• Work required:
Pictures stay out of this copy, which runs from the first line of the material through the line containing "const halfCats = halfLabels.map((l, i)".

• Supplied data:
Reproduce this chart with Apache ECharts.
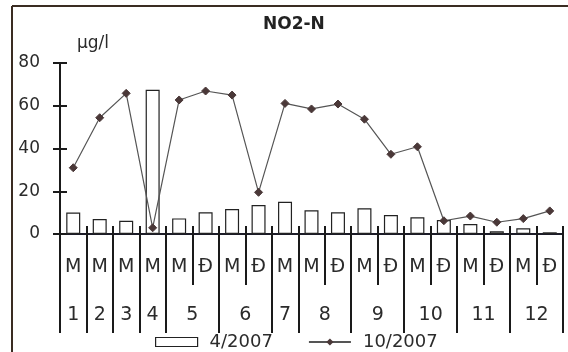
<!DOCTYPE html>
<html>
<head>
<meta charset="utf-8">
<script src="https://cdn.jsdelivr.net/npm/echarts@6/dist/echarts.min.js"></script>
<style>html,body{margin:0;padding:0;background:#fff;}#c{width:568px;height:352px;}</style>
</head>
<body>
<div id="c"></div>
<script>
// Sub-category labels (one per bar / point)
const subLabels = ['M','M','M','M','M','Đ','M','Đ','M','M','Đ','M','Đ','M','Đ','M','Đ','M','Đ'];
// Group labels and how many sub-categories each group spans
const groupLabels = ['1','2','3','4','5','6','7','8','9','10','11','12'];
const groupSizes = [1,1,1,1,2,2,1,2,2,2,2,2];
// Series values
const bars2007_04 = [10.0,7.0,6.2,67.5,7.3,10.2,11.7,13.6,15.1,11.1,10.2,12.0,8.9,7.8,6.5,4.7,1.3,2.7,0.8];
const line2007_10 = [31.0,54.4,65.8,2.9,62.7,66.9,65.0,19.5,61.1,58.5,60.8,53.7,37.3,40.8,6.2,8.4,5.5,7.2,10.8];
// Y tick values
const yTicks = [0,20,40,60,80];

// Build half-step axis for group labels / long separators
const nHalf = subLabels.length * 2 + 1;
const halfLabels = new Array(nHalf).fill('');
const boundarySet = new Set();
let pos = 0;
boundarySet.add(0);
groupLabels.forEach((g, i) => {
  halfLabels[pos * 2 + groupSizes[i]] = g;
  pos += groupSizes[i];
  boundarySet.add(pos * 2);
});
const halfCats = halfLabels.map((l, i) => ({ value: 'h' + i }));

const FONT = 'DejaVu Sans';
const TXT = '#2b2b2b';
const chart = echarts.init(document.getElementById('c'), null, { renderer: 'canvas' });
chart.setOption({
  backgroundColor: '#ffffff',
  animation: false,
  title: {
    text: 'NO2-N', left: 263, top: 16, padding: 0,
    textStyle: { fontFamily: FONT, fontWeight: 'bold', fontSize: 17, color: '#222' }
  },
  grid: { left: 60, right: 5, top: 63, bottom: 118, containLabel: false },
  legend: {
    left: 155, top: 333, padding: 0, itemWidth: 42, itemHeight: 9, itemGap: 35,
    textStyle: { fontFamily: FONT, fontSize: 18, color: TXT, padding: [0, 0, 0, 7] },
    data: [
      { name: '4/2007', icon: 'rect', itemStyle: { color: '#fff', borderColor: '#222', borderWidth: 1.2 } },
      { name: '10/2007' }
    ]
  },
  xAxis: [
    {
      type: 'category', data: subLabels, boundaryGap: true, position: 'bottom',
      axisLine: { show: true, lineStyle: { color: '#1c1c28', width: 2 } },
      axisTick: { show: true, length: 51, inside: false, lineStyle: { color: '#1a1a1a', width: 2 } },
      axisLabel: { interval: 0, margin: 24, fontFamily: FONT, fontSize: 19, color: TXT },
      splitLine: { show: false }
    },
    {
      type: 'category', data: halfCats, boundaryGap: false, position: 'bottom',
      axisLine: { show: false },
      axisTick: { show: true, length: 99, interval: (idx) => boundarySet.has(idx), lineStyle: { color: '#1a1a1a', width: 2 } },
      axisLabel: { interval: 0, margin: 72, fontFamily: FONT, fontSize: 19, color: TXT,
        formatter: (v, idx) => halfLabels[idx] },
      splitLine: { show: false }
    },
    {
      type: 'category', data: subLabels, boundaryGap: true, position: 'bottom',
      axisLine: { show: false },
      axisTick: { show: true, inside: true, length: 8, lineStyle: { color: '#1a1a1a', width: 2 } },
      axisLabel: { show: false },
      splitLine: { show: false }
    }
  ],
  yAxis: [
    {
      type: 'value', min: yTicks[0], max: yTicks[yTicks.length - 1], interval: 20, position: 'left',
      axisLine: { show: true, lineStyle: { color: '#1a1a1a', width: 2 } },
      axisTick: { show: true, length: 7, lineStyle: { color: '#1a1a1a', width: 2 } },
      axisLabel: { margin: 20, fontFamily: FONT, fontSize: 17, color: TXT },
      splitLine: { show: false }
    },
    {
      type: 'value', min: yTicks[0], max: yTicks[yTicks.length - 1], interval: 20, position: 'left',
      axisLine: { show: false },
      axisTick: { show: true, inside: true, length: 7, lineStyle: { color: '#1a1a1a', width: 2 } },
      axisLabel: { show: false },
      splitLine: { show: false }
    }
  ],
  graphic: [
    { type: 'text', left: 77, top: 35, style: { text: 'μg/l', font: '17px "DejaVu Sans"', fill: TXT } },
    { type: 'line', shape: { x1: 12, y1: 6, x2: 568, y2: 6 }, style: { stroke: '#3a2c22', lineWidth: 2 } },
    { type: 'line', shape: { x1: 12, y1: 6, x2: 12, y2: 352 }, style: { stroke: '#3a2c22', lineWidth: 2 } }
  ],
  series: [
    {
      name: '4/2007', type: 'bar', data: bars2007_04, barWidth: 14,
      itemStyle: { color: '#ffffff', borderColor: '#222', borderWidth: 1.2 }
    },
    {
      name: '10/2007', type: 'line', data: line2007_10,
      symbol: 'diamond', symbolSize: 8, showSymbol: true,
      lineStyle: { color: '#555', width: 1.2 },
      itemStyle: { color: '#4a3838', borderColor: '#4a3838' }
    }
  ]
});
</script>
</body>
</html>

• Response:
Reproduce this chart with Apache ECharts.
<!DOCTYPE html>
<html>
<head>
<meta charset="utf-8">
<script src="https://cdn.jsdelivr.net/npm/echarts@6/dist/echarts.min.js"></script>
<style>html,body{margin:0;padding:0;background:#fff;}#c{width:568px;height:352px;}</style>
</head>
<body>
<div id="c"></div>
<script>
// Sub-category labels (one per bar / point)
const subLabels = ['M','M','M','M','M','Đ','M','Đ','M','M','Đ','M','Đ','M','Đ','M','Đ','M','Đ'];
// Group labels and how many sub-categories each group spans
const groupLabels = ['1','2','3','4','5','6','7','8','9','10','11','12'];
const groupSizes = [1,1,1,1,2,2,1,2,2,2,2,2];
// Series values
const bars2007_04 = [10.0,7.0,6.2,67.5,7.3,10.2,11.7,13.6,15.1,11.1,10.2,12.0,8.9,7.8,6.5,4.7,1.3,2.7,0.8];
const line2007_10 = [31.0,54.4,65.8,2.9,62.7,66.9,65.0,19.5,61.1,58.5,60.8,53.7,37.3,40.8,6.2,8.4,5.5,7.2,10.8];
// Y tick values
const yTicks = [0,20,40,60,80];

// Build half-step axis for group labels / long separators
const nHalf = subLabels.length * 2 + 1;
const halfLabels = new Array(nHalf).fill('');
const boundarySet = new Set();
let pos = 0;
boundarySet.add(0);
groupLabels.forEach((g, i) => {
  halfLabels[pos * 2 + groupSizes[i]] = g;
  pos += groupSizes[i];
  boundarySet.add(pos * 2);
});
const halfCats = halfLabels.map((l, i) => ({ value: 'h' + i }));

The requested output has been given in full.